Transformation Costs Muddy Year-Over-Year Comparisons

Recent quarters included about $90 million of business transformation charges in Q4 and prior headcount reductions and markdowns that compressed 2025 EPS. These one-offs, combined with ongoing investments, make it harder to read underlying earnings trends and may cause choppy comparisons even as the core business gradually strengthens.

Category Rebuild Will Take Years, Not Quarters

While beauty and food are already bright spots, management cautioned that home and discretionary apparel will require a multiyear rebuild to hit long-term goals. With these slower-moving categories still under pressure, Target needs multiple seasons of successful product, pricing and presentation to fully regain its historic merchandising edge.

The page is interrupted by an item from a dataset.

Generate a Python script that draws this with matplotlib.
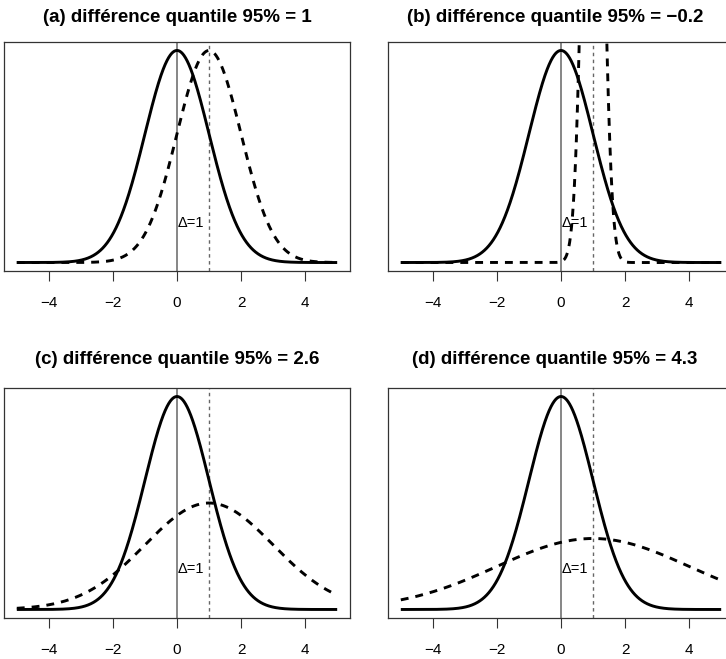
import numpy as np
import matplotlib
matplotlib.use("Agg")
import matplotlib.pyplot as plt

plt.rcParams['font.family'] = ['Liberation Sans', 'DejaVu Sans']

# Panel data: reference density N(0,1) vs. alternative N(mean, sd)
panel_letters = ["a", "b", "c", "d"]
quantile_diffs = ["1", "\u22120.2", "2.6", "4.3"]
alt_means = [1.0, 1.0, 1.0, 1.0]
alt_sds = [1.0, 0.27, 2.0, 3.0]
ref_mean, ref_sd = 0.0, 1.0
delta = 1.0
x_ticks = [-4, -2, 0, 2, 4]
x_tick_labels = ["\u22124", "\u22122", "0", "2", "4"]


def normal_pdf(x, m, s):
    return np.exp(-0.5 * ((x - m) / s) ** 2) / (s * np.sqrt(2 * np.pi))


W, H = 726, 659
fig = plt.figure(figsize=(W / 100, H / 100), dpi=100)

# panel boxes in pixel units: (left, top, right, bottom), title y
boxes = [(4, 42, 350, 271), (388, 42, 734, 271),
         (4, 388, 350, 618), (388, 388, 734, 618)]
title_y = [18, 18, 360, 360]

x = np.linspace(-5, 5, 1001)
ref = normal_pdf(x, ref_mean, ref_sd)
ymax = ref.max()

for i, (l, t, r, b) in enumerate(boxes):
    ax = fig.add_axes([l / W, 1 - b / H, (r - l) / W, (b - t) / H])
    alt = normal_pdf(x, alt_means[i], alt_sds[i])
    ax.axvline(0, color="#666666", lw=1.1, zorder=1)
    ax.axvline(delta, color="#666666", lw=1.0, dashes=(2.5, 2.5), zorder=1)
    ax.plot(x, ref, color="black", lw=2.1, solid_capstyle="butt", zorder=3)
    ax.plot(x, alt, color="black", lw=2.1, dashes=(2.7, 2.4), zorder=3)
    ax.text(delta - 0.14, 0.075, "\u0394=1", ha="right", va="center",
            fontsize=10.5, color="black", zorder=4)
    pad_x = 0.04 * 10
    ax.set_xlim(-5 - pad_x, 5 + pad_x)
    ax.set_ylim(-0.04 * ymax, ymax * 1.04)
    ax.set_yticks([])
    ax.set_xticks(x_ticks)
    ax.set_xticklabels(x_tick_labels, fontsize=11)
    ax.tick_params(axis="x", direction="out", length=7.5, width=0.8,
                   color="#333333", pad=10.5)
    for sp in ax.spines.values():
        sp.set_linewidth(0.9)
        sp.set_color("#333333")
    cx = (l + min(r, W + 8)) / 2
    fig.text(cx / W - (6 / W) * (i % 2), 1 - title_y[i] / H,
             f"({panel_letters[i]}) différence quantile 95% = {quantile_diffs[i]}",
             ha="center", va="center", fontsize=13.5, fontweight="bold")

fig.savefig("out.png", dpi=100)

Guidance Frames 2026 as an Investment-Led Grind Higher

Target’s 2026 guidance spells out a year of modest sales growth but improving profitability, powered in part by more than $2 billion of incremental investment in stores, food, technology and labor. With CapEx climbing to about $5.0 billion and over 30 new stores and 130 remodels on tap, management is betting that near-term pressure will lay the foundation for steadier earnings growth and a healthier margin profile beyond 2026.

Target’s earnings call painted a picture of a retailer in transition, mixing frank acknowledgment of past stumbles with confidence in a heavily funded turnaround. For investors, the story hinges on whether Target can execute a complex, store-wide reset while navigating tariff and macro risks, translating today’s early demand and digital strength into durable gains in sales and earnings.